I’ll be there for at least a few months, until just after the winter holidays and then I’m not sure. I may take a job in Breckinridge, Colorado and learn to ski, or go back to Austin and work and hang with friends for a while, or spend the rest of the winter touring Southeast Asia. It’s all kind of up in the air.
A lot of millennials love to travel and go place overseas rather than travel around our own country. Do you think it’s just as important to travel the US as it is to travel globally?
Yeah. Definitely. I feel like I used to feel like everywhere else was so much cooler and more exciting than the US, in my early twenties, but I knew the road here was calling my name for a reason. It is so beautiful here and there is so so much to see here as well. I absolutely love traveling abroad, but it’s nice to know that I’ve seen some of my own country and know a lot about it. And not to mention, I see absolutely tons of Asia, European, and South American millennials coming to the US to travel. So I guess it’s all relative. They could be traveling their home countries or continents but they came here for what we have to offer. So that’s pretty cool.
You are by yourself a lot, which can be a bit scary and by that I mean being deep in your own thoughts. Do you think you can describe what you think about while you’re driving?
Wow. I mean. Everything! The same things I would think about when I’m home but having more extended periods of time to think about them. Initially I was processing a lot of stuff surrounding leaving home and the people and places I was leaving. I also spent a lot of time thinking about who it is I am and who I want to be/what I want to do with my life. I also spent a ton of time, and this was the hardest struggle on the road so far, getting right with myself. I knew being on the road alone would force me to face some demons I’ve been ignoring for years. So I did a lot of that. Now I can definitely say I am more comfortable being me than I have been since I was a kid. I’ve taught myself how to be ok with being alone and to own my choices.
What advice would you give to people taking road trips?

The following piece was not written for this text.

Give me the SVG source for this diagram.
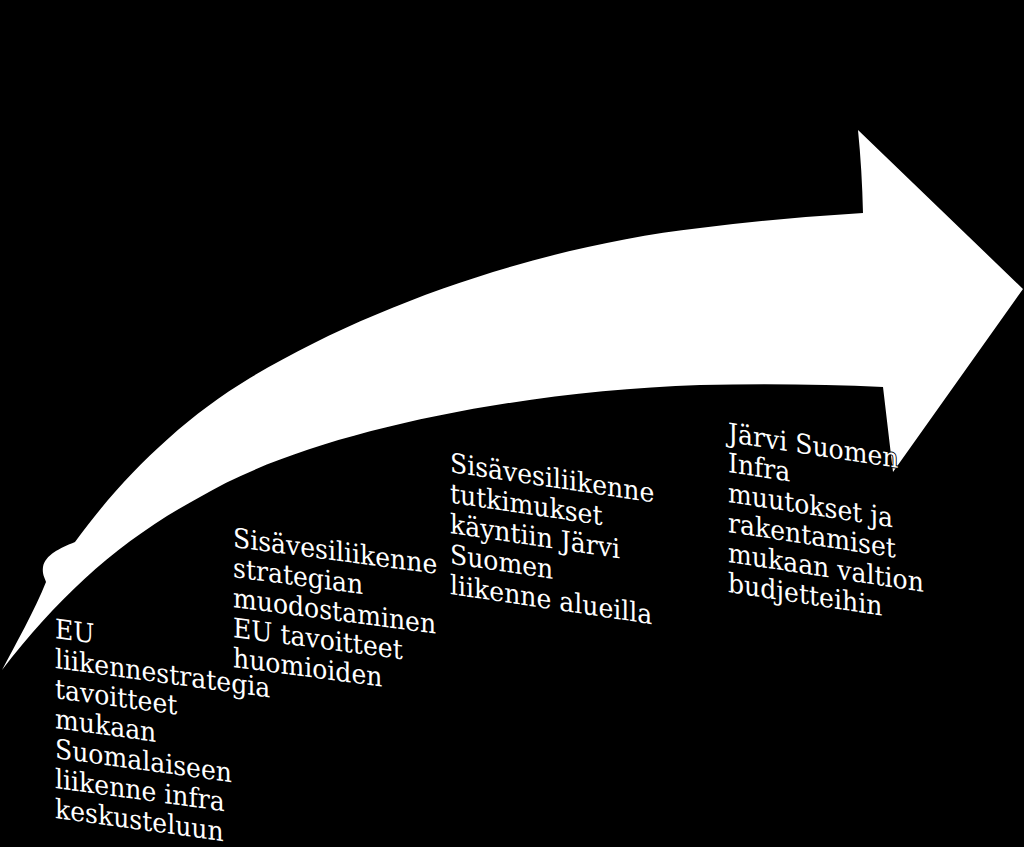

You’ll probably pack more than you need, so be open to letting go of what you don’t need, while on the road. I mean that both literally and figuratively. Also, figure out the difference between your intuition telling you to not do something and fear. When you do that, you’ll know the difference between something that is right for you, but you’re just going into fear-based logic mode, and when something is legitimately not a good idea. And then say yes to things. Say yes to more things than you normally would. And even though some place may be an extra 3 hour drive away, it could be absolutely epic and if your heart is calling you to go, don’t say no to it. And be friendly and open to making friends in ways you normally wouldn’t.
What advice would you give your 20 year old self?
Love yourself first and foremost. Fill yourself up with so much love that you can’t help but let it spill over to the world around you. Learn how to set boundaries and take care of yourself first. And to say yes to things: be more adventurous and just say yes to the opportunities life gives you.
What do you miss most about Chicago?
I think every place carries a unique energy and there is no energy like that in chicago. And of course, my wonderful friends and family.